▸ Task details: Return precisely the span of lines from the top of the material below to the line containing "weeks = list(range(12, 40))", both included. Pictures are excluded.

▸ Dataset content:

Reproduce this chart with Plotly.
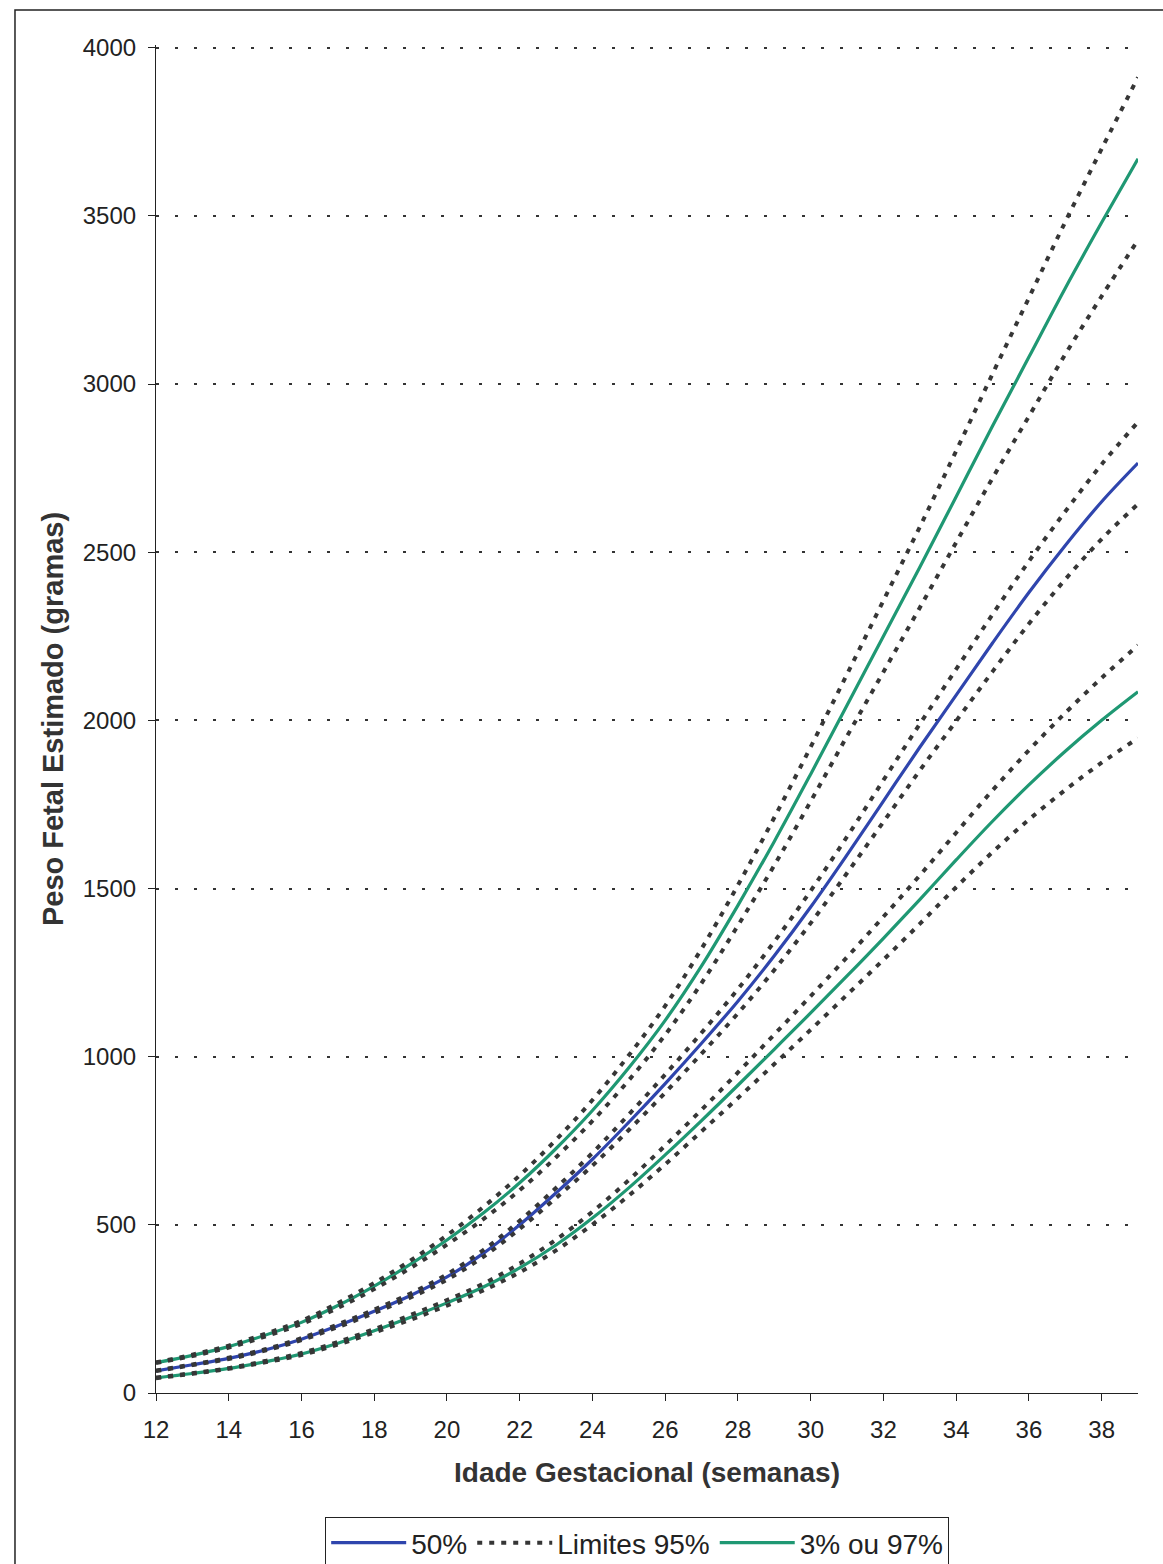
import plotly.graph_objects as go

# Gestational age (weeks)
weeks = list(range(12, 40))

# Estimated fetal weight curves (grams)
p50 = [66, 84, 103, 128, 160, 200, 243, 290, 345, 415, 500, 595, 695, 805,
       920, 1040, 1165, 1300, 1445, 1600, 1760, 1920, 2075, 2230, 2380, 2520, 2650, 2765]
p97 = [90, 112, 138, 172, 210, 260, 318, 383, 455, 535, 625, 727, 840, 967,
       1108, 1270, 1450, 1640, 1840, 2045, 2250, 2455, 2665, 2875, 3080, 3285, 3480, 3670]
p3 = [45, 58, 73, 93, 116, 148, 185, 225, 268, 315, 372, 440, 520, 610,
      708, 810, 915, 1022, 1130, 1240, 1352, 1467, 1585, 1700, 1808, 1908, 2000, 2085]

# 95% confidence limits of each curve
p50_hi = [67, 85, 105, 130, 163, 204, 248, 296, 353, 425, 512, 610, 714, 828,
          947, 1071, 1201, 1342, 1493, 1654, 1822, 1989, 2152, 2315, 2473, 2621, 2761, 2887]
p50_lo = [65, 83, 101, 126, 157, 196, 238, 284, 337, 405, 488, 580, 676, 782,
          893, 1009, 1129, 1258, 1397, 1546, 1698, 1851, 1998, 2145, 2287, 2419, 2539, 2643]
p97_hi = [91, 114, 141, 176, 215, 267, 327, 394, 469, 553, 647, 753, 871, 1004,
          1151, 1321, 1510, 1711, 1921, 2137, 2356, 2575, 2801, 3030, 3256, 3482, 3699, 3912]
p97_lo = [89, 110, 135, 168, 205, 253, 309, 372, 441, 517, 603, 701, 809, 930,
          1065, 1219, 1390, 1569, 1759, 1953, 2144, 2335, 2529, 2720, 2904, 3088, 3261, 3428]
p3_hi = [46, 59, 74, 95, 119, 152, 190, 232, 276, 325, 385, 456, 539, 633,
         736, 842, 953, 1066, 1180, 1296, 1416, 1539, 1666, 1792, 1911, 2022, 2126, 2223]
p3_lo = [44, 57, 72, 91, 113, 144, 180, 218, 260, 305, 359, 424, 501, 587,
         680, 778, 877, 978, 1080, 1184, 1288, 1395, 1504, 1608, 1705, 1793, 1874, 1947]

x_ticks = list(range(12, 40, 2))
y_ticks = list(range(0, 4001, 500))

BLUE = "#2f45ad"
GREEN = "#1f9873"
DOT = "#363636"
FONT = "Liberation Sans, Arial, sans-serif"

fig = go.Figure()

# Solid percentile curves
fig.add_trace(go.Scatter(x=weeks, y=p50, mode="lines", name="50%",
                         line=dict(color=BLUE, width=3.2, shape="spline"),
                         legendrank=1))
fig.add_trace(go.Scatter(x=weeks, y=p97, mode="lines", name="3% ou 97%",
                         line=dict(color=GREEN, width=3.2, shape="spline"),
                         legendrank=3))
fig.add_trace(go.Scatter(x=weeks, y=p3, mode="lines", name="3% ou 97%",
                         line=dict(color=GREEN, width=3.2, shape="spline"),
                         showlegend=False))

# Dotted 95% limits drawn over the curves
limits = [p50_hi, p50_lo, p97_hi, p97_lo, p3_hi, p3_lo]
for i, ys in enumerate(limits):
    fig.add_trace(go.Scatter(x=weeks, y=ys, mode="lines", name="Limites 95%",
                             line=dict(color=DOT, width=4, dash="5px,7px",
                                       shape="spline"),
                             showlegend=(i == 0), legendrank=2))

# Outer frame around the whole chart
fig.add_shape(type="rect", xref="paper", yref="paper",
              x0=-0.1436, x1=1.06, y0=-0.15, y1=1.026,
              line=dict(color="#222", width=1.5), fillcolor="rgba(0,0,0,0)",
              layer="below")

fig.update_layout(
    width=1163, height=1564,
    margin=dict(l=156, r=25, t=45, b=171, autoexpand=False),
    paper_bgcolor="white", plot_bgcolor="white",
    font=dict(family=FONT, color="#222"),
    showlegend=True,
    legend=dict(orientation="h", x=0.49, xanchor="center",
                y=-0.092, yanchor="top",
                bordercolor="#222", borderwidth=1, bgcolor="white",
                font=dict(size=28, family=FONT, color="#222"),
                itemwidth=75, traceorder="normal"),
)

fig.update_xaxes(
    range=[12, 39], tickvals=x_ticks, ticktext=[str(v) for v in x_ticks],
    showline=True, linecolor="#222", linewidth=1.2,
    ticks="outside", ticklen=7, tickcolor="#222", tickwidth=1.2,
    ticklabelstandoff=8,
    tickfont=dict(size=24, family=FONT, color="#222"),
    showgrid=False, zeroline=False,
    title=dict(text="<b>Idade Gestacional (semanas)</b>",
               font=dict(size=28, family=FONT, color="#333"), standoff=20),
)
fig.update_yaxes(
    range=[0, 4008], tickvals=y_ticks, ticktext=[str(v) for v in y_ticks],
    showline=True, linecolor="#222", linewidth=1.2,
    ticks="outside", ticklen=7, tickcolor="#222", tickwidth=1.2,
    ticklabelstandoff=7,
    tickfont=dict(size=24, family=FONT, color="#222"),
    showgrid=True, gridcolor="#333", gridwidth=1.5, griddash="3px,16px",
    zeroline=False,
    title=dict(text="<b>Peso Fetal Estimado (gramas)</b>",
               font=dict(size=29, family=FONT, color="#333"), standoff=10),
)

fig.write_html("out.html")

▸ Expected output:
Reproduce this chart with Plotly.
import plotly.graph_objects as go

# Gestational age (weeks)
weeks = list(range(12, 40))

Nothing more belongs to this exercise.